DifferencesFromGit

Commits and patches

A set of changes that you record in Git is called a “commit”, while in Darcs it is called a “patch”.

Hunks

Git and Darcs use the word ‘hunk’ in subtly different ways. The difference seems to be that a darcs hunk is a contiguous block of changes to a file; whereas a git hunk seems to be any set of changes to a given file. Darcs would model the latter as a set of hunks.

Merging

Darcs’ merging is always done the same way, by transforming patches, such that they form a linear history. This does not allow for different merge “strategies” as in Git, but instead results in behaviour similar to what Git users would call rebasing. However, simple merging in Darcs does not change patch identities (unlike git rebase), so Darcs can safely reorder/merge published patches.

The index

Darcs does not use a git-style index to stage commits.

If staging is important to you, one workflow you could try is to to use amend to stage changes as you go. You could, for example, record a patch named “DRAFT” and incrementally add to this using amend. When you’re done, just amend --edit to give the patch its final name.
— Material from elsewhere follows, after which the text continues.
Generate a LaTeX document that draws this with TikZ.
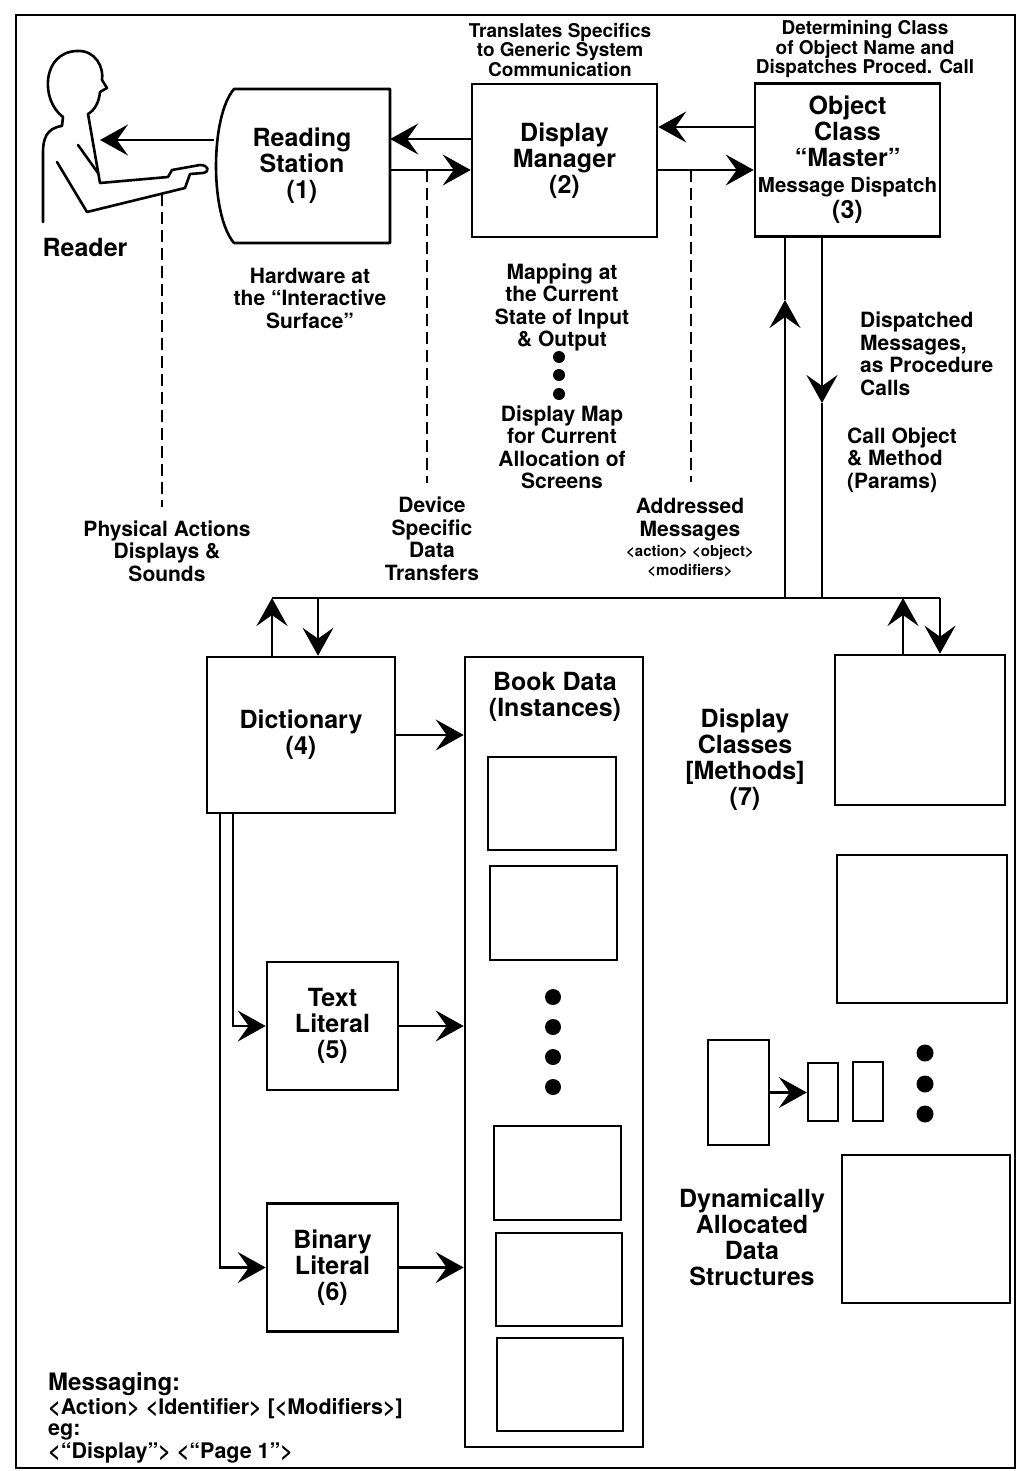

Some advantages of Git staging, pointed out by Alberto Bertolgi, with a proposal of equivalent workflow with darcs:

  • when merging, the git index stores non-conflicted changes. A status/diff will only show you only the conflicted paths. ~ -But then, doing whatsnew just after pull also gives exactly the conflicts, assuming you did record DRAFT.

  • if you want to change a non-conflicted path, you can easily ask for a diff between the version from your working directory and the version that the merge has prepared. ~ -darcs whatsnew after pull should also show you that.

  • it is also very useful when splitting big patches or rebasing a long list of commits. ~ -When ready, interactive rebase for darcs should let you do that using normal darcs commands.

Local branches

Darcs does not yet support local branches. See issue555.

Shallow repositories (Git) vs Lazy repositories (Darcs)

Darcs’ lazy repositories are like normal repositories but they do not have the whole history of patches downloaded. Thay can be created with: darcs clone --lazy URL.

Git’s shallow repositories are repositories with the history truncated to a given depth. They can be created with git clone -depth DEPTH URL.

Both concepts are similar, but darcs’ lazy repositories can retrieve history on demand (they can even reach a point where they become complete repositories). Moreover, it is possible to push from a lazy repository, while according to the help of git-clone, shallow repositories do not always allow it.